Single by Dean Brody

from the album Right Round Here
- Released: September 30, 2022
- Genre: Country pop
- Length: 3:00
- Label: Starseed
- Songwriters: Jason Massey; Jesse Lee; Travis Wood;
- Producer: Todd Clark

Dean Brody singles chronology
| "Where'd You Learn How to Do That" (2022) | "You Got the Wrong Guy" (2022) | "Broke" (2023) |

Lyric video
- "You Got the Wrong Guy" on YouTube

= You Got the Wrong Guy =

2022 single by Dean Brody

"You Got the Wrong Guy" is a song recorded by Canadian country artist Dean Brody. It was written by Jason Massey, Jesse Lee, and Travis Wood.

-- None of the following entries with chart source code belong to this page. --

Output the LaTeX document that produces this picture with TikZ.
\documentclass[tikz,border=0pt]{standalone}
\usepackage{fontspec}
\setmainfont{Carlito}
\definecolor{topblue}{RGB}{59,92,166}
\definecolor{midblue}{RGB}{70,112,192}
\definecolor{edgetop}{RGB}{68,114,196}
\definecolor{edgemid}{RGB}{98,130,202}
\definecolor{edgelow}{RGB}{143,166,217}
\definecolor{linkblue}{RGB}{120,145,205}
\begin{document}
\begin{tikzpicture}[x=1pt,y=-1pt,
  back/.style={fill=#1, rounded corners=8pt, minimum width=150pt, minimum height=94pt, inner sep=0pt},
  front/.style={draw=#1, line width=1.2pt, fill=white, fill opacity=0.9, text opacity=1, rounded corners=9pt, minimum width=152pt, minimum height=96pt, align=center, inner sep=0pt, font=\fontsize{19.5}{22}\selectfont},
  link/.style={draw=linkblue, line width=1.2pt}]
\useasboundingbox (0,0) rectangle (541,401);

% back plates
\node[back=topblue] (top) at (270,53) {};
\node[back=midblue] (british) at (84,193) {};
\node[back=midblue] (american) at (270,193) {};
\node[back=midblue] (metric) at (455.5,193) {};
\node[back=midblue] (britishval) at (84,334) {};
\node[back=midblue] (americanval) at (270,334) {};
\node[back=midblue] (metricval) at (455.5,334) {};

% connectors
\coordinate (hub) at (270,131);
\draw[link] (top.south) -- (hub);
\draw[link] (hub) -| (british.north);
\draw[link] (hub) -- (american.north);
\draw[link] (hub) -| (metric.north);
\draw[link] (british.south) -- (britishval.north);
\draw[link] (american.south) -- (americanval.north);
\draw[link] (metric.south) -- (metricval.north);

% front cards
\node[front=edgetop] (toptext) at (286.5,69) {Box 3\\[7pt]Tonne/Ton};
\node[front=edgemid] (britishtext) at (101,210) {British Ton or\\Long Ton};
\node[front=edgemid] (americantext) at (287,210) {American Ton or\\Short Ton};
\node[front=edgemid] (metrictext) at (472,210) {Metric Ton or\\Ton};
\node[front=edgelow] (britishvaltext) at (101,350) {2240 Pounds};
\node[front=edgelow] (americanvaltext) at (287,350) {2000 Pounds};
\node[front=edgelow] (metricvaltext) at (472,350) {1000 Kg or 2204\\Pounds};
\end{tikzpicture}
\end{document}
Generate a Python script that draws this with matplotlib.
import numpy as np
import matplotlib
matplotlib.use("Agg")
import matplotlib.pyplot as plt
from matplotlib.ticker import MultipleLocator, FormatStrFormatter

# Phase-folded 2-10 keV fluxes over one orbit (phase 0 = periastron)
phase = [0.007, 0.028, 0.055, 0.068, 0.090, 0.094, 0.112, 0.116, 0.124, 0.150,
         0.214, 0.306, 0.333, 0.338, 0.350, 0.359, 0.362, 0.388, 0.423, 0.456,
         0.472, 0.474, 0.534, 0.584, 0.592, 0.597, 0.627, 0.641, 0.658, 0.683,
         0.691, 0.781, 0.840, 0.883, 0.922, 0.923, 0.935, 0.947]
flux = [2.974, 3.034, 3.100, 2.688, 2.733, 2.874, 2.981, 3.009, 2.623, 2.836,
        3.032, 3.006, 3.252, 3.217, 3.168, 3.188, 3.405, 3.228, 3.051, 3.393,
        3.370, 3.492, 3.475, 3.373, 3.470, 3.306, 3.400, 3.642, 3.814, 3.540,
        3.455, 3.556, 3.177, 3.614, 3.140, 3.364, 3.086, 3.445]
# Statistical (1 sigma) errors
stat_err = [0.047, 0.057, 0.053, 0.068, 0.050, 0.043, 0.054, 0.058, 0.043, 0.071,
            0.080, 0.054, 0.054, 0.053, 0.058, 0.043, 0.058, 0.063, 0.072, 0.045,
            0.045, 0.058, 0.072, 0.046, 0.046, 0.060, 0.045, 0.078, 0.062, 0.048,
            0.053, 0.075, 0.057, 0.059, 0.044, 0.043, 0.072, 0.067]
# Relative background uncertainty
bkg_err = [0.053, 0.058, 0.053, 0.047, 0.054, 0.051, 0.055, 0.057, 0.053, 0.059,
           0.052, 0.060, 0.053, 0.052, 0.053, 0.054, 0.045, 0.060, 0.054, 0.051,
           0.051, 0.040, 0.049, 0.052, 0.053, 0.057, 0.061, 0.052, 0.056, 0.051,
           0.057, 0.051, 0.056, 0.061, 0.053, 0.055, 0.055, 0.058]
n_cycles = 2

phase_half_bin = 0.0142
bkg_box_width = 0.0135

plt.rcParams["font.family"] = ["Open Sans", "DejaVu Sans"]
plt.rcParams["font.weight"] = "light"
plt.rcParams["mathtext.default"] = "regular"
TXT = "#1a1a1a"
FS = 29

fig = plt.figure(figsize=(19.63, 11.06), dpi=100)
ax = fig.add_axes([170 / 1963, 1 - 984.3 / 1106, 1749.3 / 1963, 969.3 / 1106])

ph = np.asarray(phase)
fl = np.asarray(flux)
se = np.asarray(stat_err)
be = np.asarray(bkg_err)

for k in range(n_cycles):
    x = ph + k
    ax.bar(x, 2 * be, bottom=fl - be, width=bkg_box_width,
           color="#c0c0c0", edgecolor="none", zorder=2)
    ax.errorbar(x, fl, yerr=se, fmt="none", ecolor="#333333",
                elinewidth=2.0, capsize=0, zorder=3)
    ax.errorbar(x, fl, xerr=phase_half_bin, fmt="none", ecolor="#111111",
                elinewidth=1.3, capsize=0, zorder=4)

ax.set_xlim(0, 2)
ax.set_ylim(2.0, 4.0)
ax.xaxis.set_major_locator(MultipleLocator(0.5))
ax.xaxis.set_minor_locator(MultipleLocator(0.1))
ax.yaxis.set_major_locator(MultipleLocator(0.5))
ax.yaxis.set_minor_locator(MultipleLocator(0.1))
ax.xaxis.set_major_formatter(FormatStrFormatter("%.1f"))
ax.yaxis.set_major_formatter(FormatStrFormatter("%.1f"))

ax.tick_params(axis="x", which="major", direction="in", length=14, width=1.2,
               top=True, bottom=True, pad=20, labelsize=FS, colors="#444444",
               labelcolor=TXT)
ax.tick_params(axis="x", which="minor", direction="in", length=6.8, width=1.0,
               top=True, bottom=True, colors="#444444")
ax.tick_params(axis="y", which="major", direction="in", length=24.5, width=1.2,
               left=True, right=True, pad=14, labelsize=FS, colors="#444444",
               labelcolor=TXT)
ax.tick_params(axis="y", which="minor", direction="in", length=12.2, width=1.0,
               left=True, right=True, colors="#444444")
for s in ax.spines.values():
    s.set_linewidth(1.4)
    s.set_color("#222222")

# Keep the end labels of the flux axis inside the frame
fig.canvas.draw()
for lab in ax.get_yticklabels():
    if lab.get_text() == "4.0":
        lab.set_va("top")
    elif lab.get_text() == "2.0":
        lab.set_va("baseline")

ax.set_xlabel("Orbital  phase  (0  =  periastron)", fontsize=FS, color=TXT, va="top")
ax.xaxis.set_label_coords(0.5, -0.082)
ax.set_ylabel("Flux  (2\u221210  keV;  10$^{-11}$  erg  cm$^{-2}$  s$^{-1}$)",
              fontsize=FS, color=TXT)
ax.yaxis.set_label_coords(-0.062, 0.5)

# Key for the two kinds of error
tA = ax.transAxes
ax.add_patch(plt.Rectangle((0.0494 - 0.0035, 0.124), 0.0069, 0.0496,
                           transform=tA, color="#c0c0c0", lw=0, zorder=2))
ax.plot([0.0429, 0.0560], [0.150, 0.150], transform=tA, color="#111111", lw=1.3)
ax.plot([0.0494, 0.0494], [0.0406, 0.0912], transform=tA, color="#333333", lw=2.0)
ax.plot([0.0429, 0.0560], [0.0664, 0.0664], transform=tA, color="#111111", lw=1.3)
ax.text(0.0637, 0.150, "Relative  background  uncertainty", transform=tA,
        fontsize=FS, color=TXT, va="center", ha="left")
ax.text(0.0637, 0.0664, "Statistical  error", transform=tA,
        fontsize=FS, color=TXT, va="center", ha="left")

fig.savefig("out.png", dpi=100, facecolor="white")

The song is the second single from Brody's eight studio album Right Round Here.

==Background==
Brody remarked that it is "very rare for me to relate so strongly to a song that I didn't write", but the "first time I heard this one I knew it was meant for me." He believed that the song "tells a story that so many of us can relate to." The song is the follow-up to Brody's number-one single "Where'd You Learn How to Do That".

==Critical reception==
Nanci Dagg of Canadian Beats Media stated that the song shows Brody's "deep-rooted beliefs in standing up for what is right and takes listeners through the all too familiar story of seeing someone you love and care for give their heart to someone who doesn't deserve it".

==Charts==

Chart performance for "You Got the Wrong Guy"
| Chart (2023) | Peak position |
|---|---|
| Canada (Canadian Hot 100) | 98 |
| Canada Country (Billboard) | 4 |

==Certifications==

Certifications for "You Got the Wrong Guy"
| Region | Certification | Certified units/sales |
| Canada (Music Canada) | Gold | 40,000^{‡} |
^{‡} Sales+streaming figures based on certification alone.